6 of 94 comments (clear)

  1. c'mon, submitters...! by Anonymous Coward · · Score: 5, Informative

    Could we please stop linking to worthless ZDNet already?

    Here's the original weblog post. Much more informative. And you don't need to worry about slashdotting it either, Mozillazine is quite used to us by now, what with an average of hitting the slashdot frontpage about once a week.

    Some background on Josh, btw, while I'm waiting for my timeout to be able to post again to expire: he was hired by the Mozilla Foundation specifically to work on making Firefox better for the Mac.

    Dammit, how long do I have to wait to post as AC three times in a row??? 17 minutes already. Geeze... It's easier to karma-whore than to just try and post some useful things.

  2. in a nutshell by byolinux · · Score: 4, Informative

    Mac OS X != BSD.

    Yes, it has bits of BSD under the hood, but it's not just another BSD.

  3. Re:Firefox on Intel-Based Unix for quite some time by squiggleslash · · Score: 5, Informative
    Mac OS X may have some BSD roots, but it resembles a BSD as much as GNU/Linux does. No, it resembles BSD less than GNU/Linux, at least for desktop apps. Desktop apps are bundled within a set of directories called a .app, the root of which is entirely relocatable, and the whole of which contains binaries for each platform (I assume, I'm guessing "Universal Binaries" are done the same way as they were for NEXTSTEP), metadata, resources, etc.

    Reading between the lines, I think the issue is actually that Firefox.app isn't, apparently, compiled within Apple's Xcode framework, instead being built using the same Makefiles etc as a Unix app. This means the build scripts and Makefiles would have needed to be adapted to cross-compile for the additional platform, presumably automatically (ie both platforms, OS X/PPC and OS X/ix86, would have had to be compiled for at once.) Josh says that an Intel Fink was essential to getting the project going, which is why I'm assuming this is the case.

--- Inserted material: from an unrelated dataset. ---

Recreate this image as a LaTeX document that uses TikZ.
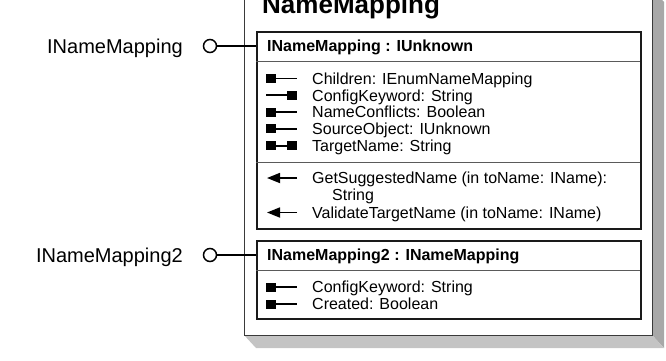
\documentclass[tikz,border=0pt]{standalone}
\usepackage{fontspec}
\setmainfont{Liberation Sans}
\usetikzlibrary{arrows.meta}
\definecolor{shadowR}{HTML}{A8A8A8}
\definecolor{shadowB}{HTML}{C4C4C4}
\definecolor{boxline}{HTML}{1A1A1A}
\definecolor{divline}{HTML}{5A5A5A}
\definecolor{outerline}{HTML}{3A3A3A}
\tikzset{
  ifbox/.style={draw=boxline, line width=1.8pt, fill=white, anchor=north west, inner sep=0pt, minimum width=384pt},
  divider/.style={draw=divline, line width=0.9pt},
  rowtext/.style={anchor=base west, inner sep=0pt, font=\fontsize{16}{17}\selectfont},
  headtext/.style={anchor=base west, inner sep=0pt, font=\fontsize{16}{17}\selectfont\bfseries},
  lbltext/.style={anchor=base east, inner sep=0pt, font=\fontsize{20}{22}\selectfont},
  lolli/.style={circle, draw=black, line width=1.5pt, fill=white, minimum size=13pt, inner sep=0pt},
  conn/.style={draw=black, line width=1.4pt},
  iconline/.style={line width=1.7pt},
  attrL/.pic={\fill (0,-4.5) rectangle (10,4.5); \draw[iconline] (10,0) -- (31,0);},
  attrR/.pic={\draw[iconline] (0,0) -- (21,0); \fill (21,-4.5) rectangle (31,4.5);},
  attrB/.pic={\fill (0,-4.5) rectangle (10,4.5); \draw[iconline] (10,0) -- (21,0); \fill (21,-4.5) rectangle (31,4.5);},
  methpic/.pic={\draw[iconline, -{Triangle[length=13pt,width=10pt]}] (31,0) -- (1,0);},
}
\begin{document}
\begin{tikzpicture}[x=1pt, y=-1pt]
\useasboundingbox (0,0) rectangle (666,360);
\clip (0,0) rectangle (666,360);
% shadow
\fill[shadowR] (652,-10) -- (664,2) -- (664,348) -- (652,335) -- cycle;
\fill[shadowB] (244,335) -- (652,335) -- (664,348) -- (256,348) -- cycle;
% outer box
\node[draw=outerline, line width=1.2pt, fill=white, anchor=north west, inner sep=0pt,
      minimum width=408pt, minimum height=355pt] (outer) at (244,-20) {};
\node[anchor=base west, inner sep=0pt, font=\fontsize{26}{28}\selectfont\bfseries] (title) at (262,13) {NameMapping};
% box 1
\node[ifbox, minimum height=197pt] (b1) at (256,31) {};
\draw[divider] (256,61) -- (640,61);
\draw[divider] (256,162) -- (640,162);
\node[headtext] (h1) at (267,51.7) {INameMapping : IUnknown};
\pic at (266,78.5) {attrL};
\node[rowtext] (a1) at (312,84.2) {Children: IEnumNameMapping};
\pic at (266,95.3) {attrR};
\node[rowtext] (a2) at (312,101) {ConfigKeyword: String};
\pic at (266,112.1) {attrL};
\node[rowtext] (a3) at (312,117.8) {NameConflicts: Boolean};
\pic at (266,128.9) {attrL};
\node[rowtext] (a4) at (312,134.6) {SourceObject: IUnknown};
\pic at (266,145.7) {attrB};
\node[rowtext] (a5) at (312,151.4) {TargetName: String};
\pic at (266,178) {methpic};
\node[rowtext] (m1) at (312,183.7) {GetSuggestedName (in toName: IName):};
\node[rowtext] (m1b) at (332,200) {String};
\pic at (266,212.5) {methpic};
\node[rowtext] (m2) at (312,218.2) {ValidateTargetName (in toName: IName)};
% box 2
\node[ifbox, minimum height=78pt] (b2) at (256,240) {};
\draw[divider] (256,270.5) -- (640,270.5);
\node[headtext] (h2) at (267,260.7) {INameMapping2 : INameMapping};
\pic at (266,287) {attrL};
\node[rowtext] (c1) at (312,292.7) {ConfigKeyword: String};
\pic at (266,304) {attrL};
\node[rowtext] (c2) at (312,309.7) {Created: Boolean};
% lollipops
\node[lolli] (p1) at (210,46) {};
\node[lolli] (p2) at (210,255) {};
\node[lbltext] (l1) at (183,53.2) {INameMapping};
\node[lbltext] (l2) at (183,262.2) {INameMapping2};
\draw[conn] (p1.east) -- (p1.east -| b1.west);
\draw[conn] (p2.east) -- (p2.east -| b2.west);
\end{tikzpicture}
\end{document}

    That kind of modification isn't trivial. It's not a matter of just grepping for any gcc line with -mpowerpc (or whatever)

    --
    You are not alone. This is not normal. None of this is normal.
  4. Re:Patches??? by rufo · · Score: 4, Informative

    He never said that. A few developers with extremely well-written apps have said that, but Steve Jobs pretty specifically stated that Java apps will require nothing, Cocoa apps will require a few days of work before full functionality, and most Carbon apps on Xcode will take up to a few weeks. This all assumes you're using Xcode; if you're using Codewarrior, you must migrate to Xcode before you can even start.

    --
    My English teacher once told me that two positives don't make a negative. Two words for her: Yeah, right.
  5. Re:Microsoft and Firefox .. by mattkime · · Score: 4, Informative

    um, actually apple has released the darwin code - its fully open source - they didn't steal, they gave back

    http://developer.apple.com/darwin/

    --
    Know what I like about atheists? I've yet to meet one that believes God is on their side.
  6. Re:Cynical by 1110110001 · · Score: 5, Informative

    I guess it's because Safari is not that important. It's just a webbrowser. The important part is webkit. It can be used for more than just a browser. I.e. Dashboard or Editors or even the history of AdiumX.

    And many webdevelopers have a Mac. With Firefox and Opera you've to important cross platform browser. They know how important choice is and they know every Mac user uses webkit - the don't have to use Safari.